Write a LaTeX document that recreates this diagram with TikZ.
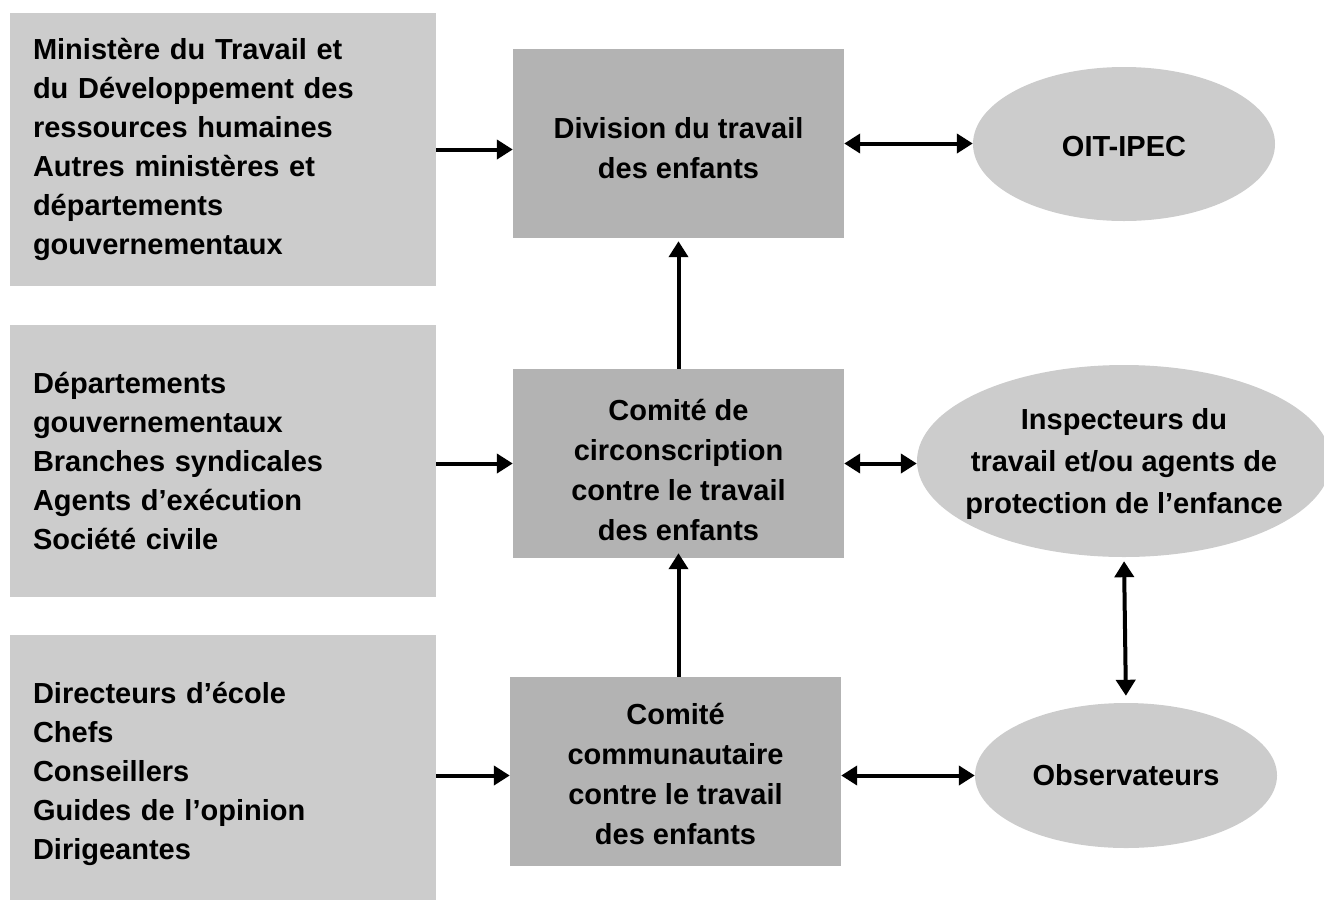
\documentclass[tikz,border=0pt]{standalone}
\usepackage{fontspec}
\setmainfont{Liberation Sans}
\usetikzlibrary{arrows.meta,shapes.geometric,calc}
\definecolor{lightbox}{HTML}{CCCCCC}
\definecolor{darkbox}{HTML}{B3B3B3}
\begin{document}
\begin{tikzpicture}[x=1pt,y=-1pt,
  every node/.style={font=\fontsize{29}{39}\selectfont\bfseries, inner sep=0pt},
  srcbox/.style={rectangle, fill=lightbox, minimum width=426pt, minimum height=#1, text width=380pt, align=left, inner xsep=23pt},
  midbox/.style={rectangle, fill=darkbox, minimum width=331pt, minimum height=189pt},
  midtext/.style={align=center, font=\fontsize{29}{40}\selectfont\bfseries},
  oval/.style={ellipse, fill=lightbox},
  arr/.style={line width=4pt, -{Triangle[length=16pt,width=19pt]}},
  darr/.style={line width=4pt, {Triangle[length=16pt,width=19pt]}-{Triangle[length=16pt,width=19pt]}}
]
\useasboundingbox (0,0) rectangle (1324,900);
% left boxes
\node[srcbox=273pt] (L1) at (223,149.5) {Ministère du Travail et\\du Développement des\\ressources humaines\\Autres ministères et\\départements\\gouvernementaux};
\node[srcbox=272pt] (L2) at (223,461) {Départements\\gouvernementaux\\Branches syndicales\\Agents d’exécution\\Société civile};
\node[srcbox=265pt] (L3) at (223,767.5) {};
\node[text width=380pt, align=left] (L3t) at ($(L3)+(0,6)$) {Directeurs d’école\\Chefs\\Conseillers\\Guides de l’opinion\\Dirigeantes};
% middle boxes
\node[midbox] (Div) at (678.5,143.5) {};
\node[midtext] (Divt) at ($(Div)+(0,5)$) {Division du travail\\des enfants};
\node[midbox] (Circ) at (678.5,463.5) {};
\node[midtext] (Circt) at ($(Circ)+(0,6)$) {Comité de\\circonscription\\contre le travail\\des enfants};
\node[midbox] (Comm) at (675.5,771.5) {};
\node[midtext] (Commt) at ($(Comm)+(0,2)$) {Comité\\communautaire\\contre le travail\\des enfants};
% ellipses
\node[oval, minimum width=302pt, minimum height=154pt] (OIT) at (1124,144) {};
\node (OITt) at ($(OIT)+(0,3)$) {OIT-IPEC};
\node[oval, minimum width=414pt, minimum height=192pt] (Insp) at (1124,461) {};
\node[align=center, font=\fontsize{29}{42}\selectfont\bfseries] (Inspt) at ($(Insp)+(0,3)$) {Inspecteurs du\\travail et/ou agents de\\protection de l’enfance};
\node[oval, minimum width=302pt, minimum height=145pt] (Obs) at (1126,775.5) {};
\node (Obst) at (Obs) {Observateurs};
% arrows left -> middle
\draw[arr] (L1.east) -- (L1.east -| Div.west);
\draw[arr] (L2.east |- Circ.west) -- (Circ.west);
\draw[arr] ($(L3.east |- Comm.west)+(0,4)$) -- ($(Comm.west)+(0,4)$);
% vertical arrows
\draw[arr, shorten >=3pt] (Circ.north) -- (Div.south);
\draw[arr, shorten >=-5pt] (Circ.south |- Comm.north) -- (Circ.south);
% double arrows
\draw[darr] (Div.east) -- (Div.east -| OIT.west);
\draw[darr] (Circ.east) -- (Circ.east -| Insp.west);
\draw[darr] ($(Comm.east)+(0,4)$) -- ($(Comm.east -| Obs.west)+(0,4)$);
\draw[darr, shorten <=4pt, shorten >=7pt] (Insp.south) -- (Obs.north);
\end{tikzpicture}
\end{document}
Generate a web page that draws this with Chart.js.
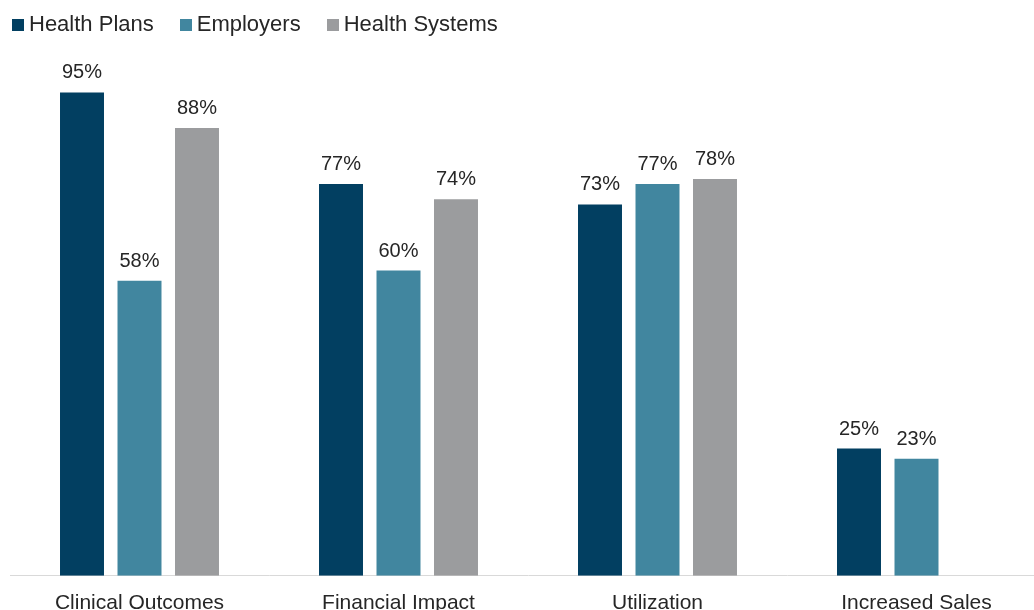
<!DOCTYPE html>
<html>
<head>
<meta charset="utf-8">
<title>Outcomes by stakeholder</title>
<script src="https://cdn.jsdelivr.net/npm/chart.js@4/dist/chart.umd.min.js"></script>
<style>
  html, body { margin: 0; padding: 0; background: #fff; overflow: hidden; }
  #wrap { position: relative; width: 1046px; height: 623px; }
  #legend {
    position: absolute; left: 12px; top: 13px;
    font: 22px/22px "Liberation Sans", Arial, sans-serif; color: #262626;
    white-space: nowrap;
  }
  #legend .item { display: inline-block; margin-right: 26px; }
  #legend .box { display: inline-block; width: 12px; height: 12px; margin-right: 5px; }
</style>
</head>
<body>
<div id="wrap">
  <canvas id="outcomes" width="1046" height="623"></canvas>
  <div id="legend"></div>
</div>
<script>
const categories = ["Clinical Outcomes", "Financial Impact", "Utilization", "Increased Sales"];
const healthPlans = [95, 77, 73, 25];
const employers = [58, 60, 77, 23];
const healthSystems = [88, 74, 78, null];

const seriesNames = ["Health Plans", "Employers", "Health Systems"];
const seriesColors = ["#023f61", "#41869f", "#9b9c9e"];

Chart.defaults.font.family = "'Liberation Sans', Arial, sans-serif";
Chart.defaults.color = "#262626";

// percent labels above each bar
const valueLabels = {
  id: "valueLabels",
  afterDatasetsDraw(chart) {
    const ctx = chart.ctx;
    ctx.save();
    ctx.font = "20px 'Liberation Sans', Arial, sans-serif";
    ctx.fillStyle = "#262626";
    ctx.textAlign = "center";
    ctx.textBaseline = "alphabetic";
    chart.data.datasets.forEach((ds, i) => {
      chart.getDatasetMeta(i).data.forEach((bar, j) => {
        const v = ds.data[j];
        if (v == null) return;
        ctx.fillText(v + "%", bar.x, bar.y - 14);
      });
    });
    ctx.restore();
  }
};

const datasets = [healthPlans, employers, healthSystems].map((data, i) => ({
  label: seriesNames[i],
  data: data,
  backgroundColor: seriesColors[i],
  borderWidth: 0,
  categoryPercentage: 0.666,
  barPercentage: 0.765
}));

new Chart(document.getElementById("outcomes"), {
  type: "bar",
  data: { labels: categories, datasets: datasets },
  options: {
    responsive: false,
    animation: false,
    devicePixelRatio: 1,
    layout: { padding: { top: 67, left: 10, right: 0, bottom: 0 } },
    plugins: {
      legend: { display: false },
      tooltip: { enabled: false }
    },
    scales: {
      x: {
        grid: { display: false },
        border: { display: true, color: "#d9d9d9", width: 1 },
        ticks: { font: { size: 21 }, color: "#262626", padding: 7, maxRotation: 0, autoSkip: false }
      },
      y: { display: false, min: 0, max: 100 }
    }
  },
  plugins: [valueLabels]
});

// legend row
const legend = document.getElementById("legend");
seriesNames.forEach((name, i) => {
  const item = document.createElement("span");
  item.className = "item";
  const box = document.createElement("span");
  box.className = "box";
  box.style.background = seriesColors[i];
  item.appendChild(box);
  item.appendChild(document.createTextNode(name));
  legend.appendChild(item);
});
</script>
</body>
</html>
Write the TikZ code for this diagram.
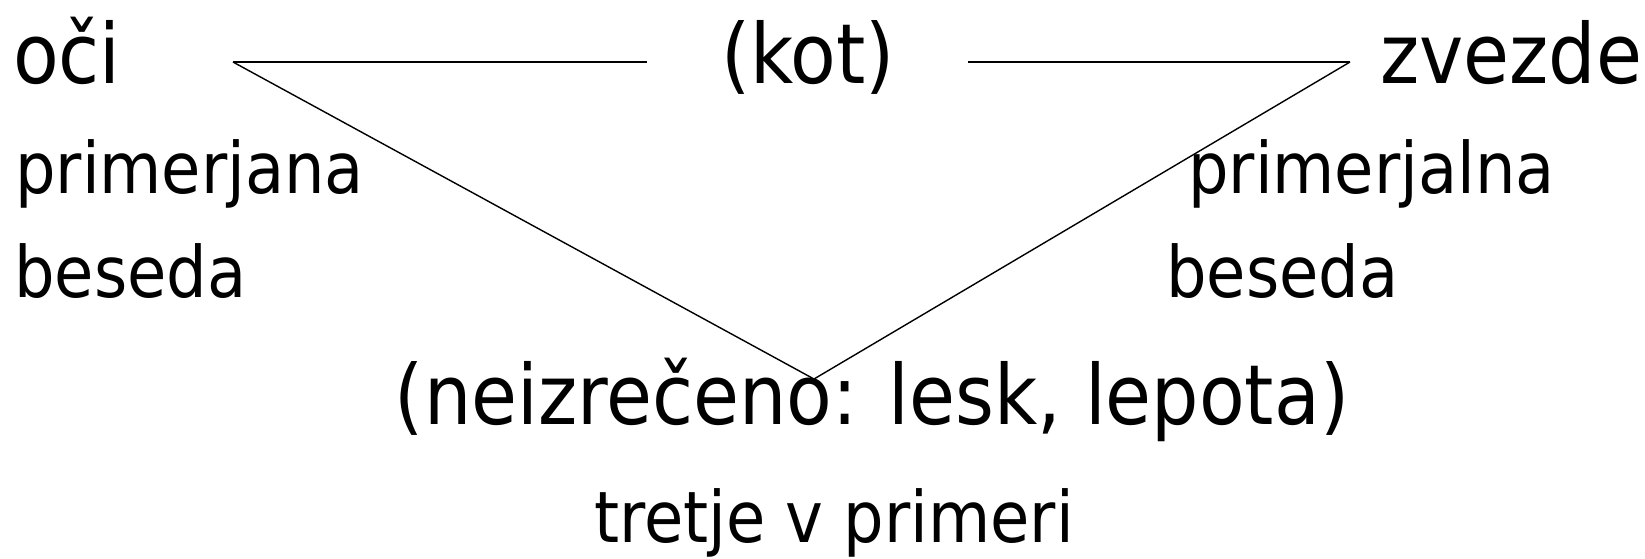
\documentclass[tikz,border=0pt]{standalone}
\usepackage{fontspec}
\setmainfont{DejaVu Sans Condensed}
\begin{document}
\begin{tikzpicture}[x=1pt,y=-1pt,
  big/.style={inner sep=0pt, font=\fontsize{83}{94}\selectfont},
  mid/.style={inner sep=0pt, font=\fontsize{71}{80}\selectfont},
  conn/.style={line width=1.4pt}]
\useasboundingbox (0,0) rectangle (1645,558);
\node[big, anchor=base west] (oci) at (13,83) {oči};
\node[big, anchor=base] (kot) at (808,83) {(kot)};
\node[big, anchor=base west] (zvezde) at (1380,83) {zvezde};
\node[mid, anchor=base west] (prim1) at (15,193) {primerjana};
\node[mid, anchor=base west] (bes1) at (14,297) {beseda};
\node[mid, anchor=base west] (prim2) at (1188,193) {primerjalna};
\node[mid, anchor=base west] (bes2) at (1166,297) {beseda};
\node[big, anchor=base] (neiz) at (872,424) {(neizrečeno: lesk, lepota)};
\node[mid, anchor=base] (tretje) at (834,542) {tretje v primeri};
\coordinate (L) at (233,62);
\coordinate (LE) at (647,62);
\coordinate (RS) at (968,62);
\coordinate (R) at (1350,62);
\coordinate (A) at (814,379);
\draw[conn] (L) -- (LE);
\draw[conn] (RS) -- (R);
\draw[conn] (L) -- (A) -- (R);
\end{tikzpicture}
\end{document}
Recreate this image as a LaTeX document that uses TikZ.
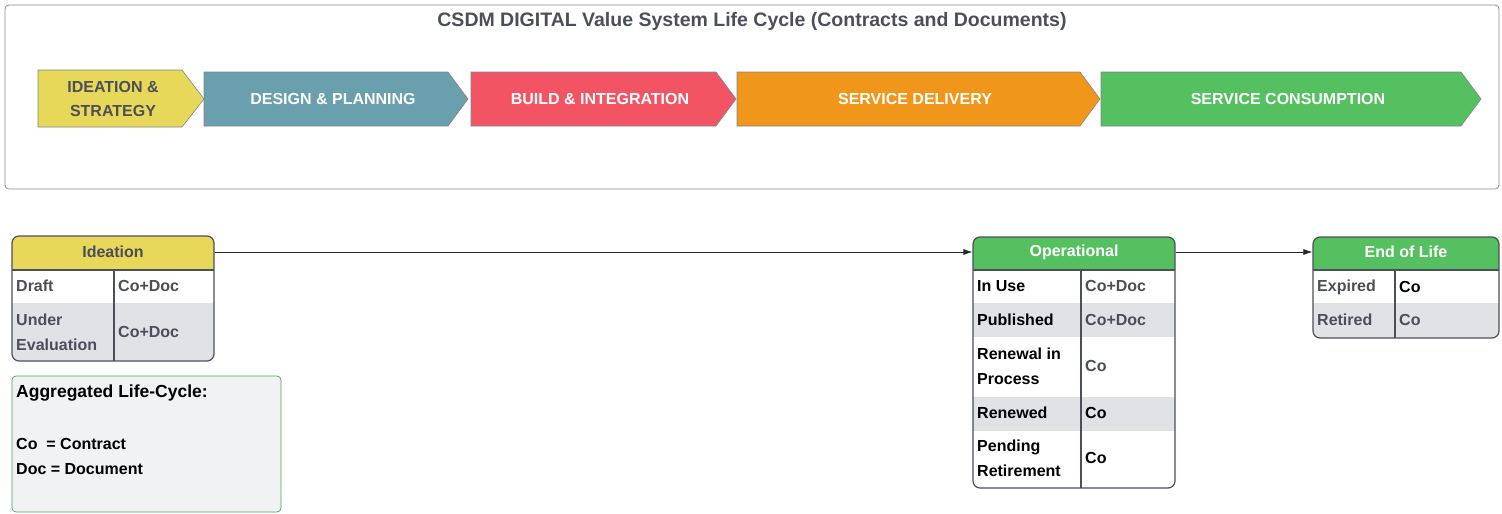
\documentclass[tikz,border=0pt]{standalone}
\usepackage{fontspec}
\setmainfont{Liberation Sans}
\usetikzlibrary{arrows.meta}
\definecolor{ylw}{HTML}{E8D85A}
\definecolor{teal}{HTML}{6A9FAE}
\definecolor{redc}{HTML}{F25464}
\definecolor{orng}{HTML}{F0961A}
\definecolor{grn}{HTML}{55C060}
\definecolor{rowg}{HTML}{E0E2E6}
\definecolor{txg}{HTML}{4A4F5A}
\definecolor{frm}{HTML}{4A4F5A}
\definecolor{lg}{HTML}{F1F2F4}
\tikzset{
 chev/.style={draw=frm!70,line width=0.6pt},
 chtxt/.style={font=\bfseries\fontsize{16}{24}\selectfont,align=center,text=white},
 cell/.style={font=\bfseries\fontsize{16}{25}\selectfont,anchor=west,align=left,inner sep=0pt},
 hdr/.style={font=\bfseries\fontsize{16}{19}\selectfont,text=white},
 tframe/.style={draw=frm,line width=1.2pt,rounded corners=7pt},
 conn/.style={draw=black!85,line width=0.7pt,-{Latex[length=9pt,width=6pt]}}
}
\begin{document}
\begin{tikzpicture}[x=1pt,y=-1pt]
\useasboundingbox (0,0) rectangle (1502,514);
% header frame
\draw[black!45,line width=0.8pt,rounded corners=4pt] (5,5) rectangle (1499,189);
\node[font=\bfseries\fontsize{19.5}{22}\selectfont,text=txg] (title) at (752,21) {CSDM DIGITAL Value System Life Cycle (Contracts and Documents)};
% chevrons
\fill[ylw] (38,70)--(182,70)--(204,99)--(182,127)--(38,127)--cycle;
\draw[chev] (38,70)--(182,70)--(204,99)--(182,127)--(38,127)--cycle;
\node[chtxt,text=txg] (c1) at (113,99) {IDEATION \&\\STRATEGY};
\fill[teal] (204,72)--(448,72)--(468,99)--(448,126)--(204,126)--cycle;
\draw[chev] (204,72)--(448,72)--(468,99)--(448,126)--(204,126)--cycle;
\node[chtxt] (c2) at (333,99) {DESIGN \& PLANNING};
\fill[redc] (471,72)--(716,72)--(736,99)--(716,126)--(471,126)--cycle;
\draw[chev] (471,72)--(716,72)--(736,99)--(716,126)--(471,126)--cycle;
\node[chtxt] (c3) at (600,99) {BUILD \& INTEGRATION};
\fill[orng] (737,72)--(1080,72)--(1100,99)--(1080,126)--(737,126)--cycle;
\draw[chev] (737,72)--(1080,72)--(1100,99)--(1080,126)--(737,126)--cycle;
\node[chtxt] (c4) at (915,99) {SERVICE DELIVERY};
\fill[grn] (1101,72)--(1461,72)--(1481,99)--(1461,126)--(1101,126)--cycle;
\draw[chev] (1101,72)--(1461,72)--(1481,99)--(1461,126)--(1101,126)--cycle;
\node[chtxt] (c5) at (1288,99) {SERVICE CONSUMPTION};
% Ideation table
\begin{scope}
\clip[rounded corners=7pt] (12,236) rectangle (214,361);
\fill[ylw] (12,236) rectangle (214,270);
\fill[white] (12,270) rectangle (214,303);
\fill[rowg] (12,303) rectangle (214,361);
\end{scope}
\draw[frm,line width=1.2pt] (12,270)--(214,270) (114,270)--(114,361);
\node[tframe,minimum width=202pt,minimum height=125pt,inner sep=0pt] (ide) at (113,298.5) {};
\node[hdr,text=txg] (ideh) at (113,252) {Ideation};
\node[cell,text=txg] at (16,286) {Draft};
\node[cell,text=txg] at (118,286) {Co+Doc};
\node[cell,text=txg] at (16,332) {Under\\Evaluation};
\node[cell,text=txg] at (118,332) {Co+Doc};
% legend
\node[draw=grn!85!black,fill=lg,rounded corners=4pt,line width=0.7pt,minimum width=269pt,minimum height=136pt] (leg) at (146.5,444) {};
\node[font=\bfseries\fontsize{17.5}{20}\selectfont,anchor=west,inner sep=0pt] (lt) at (16,393) {Aggregated Life-Cycle:};
\node[cell,anchor=west] (l1) at (16,444) {Co\ \ = Contract};
\node[cell,anchor=west] (l2) at (16,469) {Doc = Document};
% Operational
\begin{scope}
\clip[rounded corners=7pt] (973,237) rectangle (1175,488);
\fill[grn] (973,237) rectangle (1175,270);
\fill[white] (973,270) rectangle (1175,488);
\fill[rowg] (973,303) rectangle (1175,337);
\fill[rowg] (973,397) rectangle (1175,431);
\end{scope}
\draw[frm,line width=1.2pt] (973,270)--(1175,270) (1081,270)--(1081,488);
\node[tframe,minimum width=202pt,minimum height=251pt,inner sep=0pt] (op) at (1074,362.5) {};
\node[hdr] (oph) at (1074,252) {Operational};
\node[cell] at (977,286) {In Use};
\node[cell,text=txg] at (1085,286) {Co+Doc};
\node[cell] at (977,320) {Published};
\node[cell,text=txg] at (1085,320) {Co+Doc};
\node[cell] at (977,366) {Renewal in\\Process};
\node[cell,text=txg] at (1085,366) {Co};
\node[cell] at (977,413) {Renewed};
\node[cell] at (1085,413) {Co};
\node[cell] at (977,458) {Pending\\Retirement};
\node[cell] at (1085,458) {Co};
% End of Life
\begin{scope}
\clip[rounded corners=7pt] (1313,237) rectangle (1499,338);
\fill[grn] (1313,237) rectangle (1499,270);
\fill[white] (1313,270) rectangle (1499,303);
\fill[rowg] (1313,303) rectangle (1499,338);
\end{scope}
\draw[frm,line width=1.2pt] (1313,270)--(1499,270) (1395,270)--(1395,338);
\node[tframe,minimum width=186pt,minimum height=101pt,inner sep=0pt] (eol) at (1406,287.5) {};
\node[hdr] (eolh) at (1406,252) {End of Life};
\node[cell,text=txg] at (1317,287) {Expired};
\node[cell] at (1399,287) {Co};
\node[cell,text=txg] at (1317,320) {Retired};
\node[cell,text=txg] at (1399,320) {Co};
% connectors
\draw[conn] (ide.east |- ideh) -- (op.west |- ideh);
\draw[conn] (op.east |- oph) -- (eol.west |- oph);
\end{tikzpicture}
\end{document}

● ● ● ●

From the data above, gather every line that includes the word "Write".

Task answer -
Write a LaTeX document that recreates this diagram with TikZ.
Write the TikZ code for this diagram.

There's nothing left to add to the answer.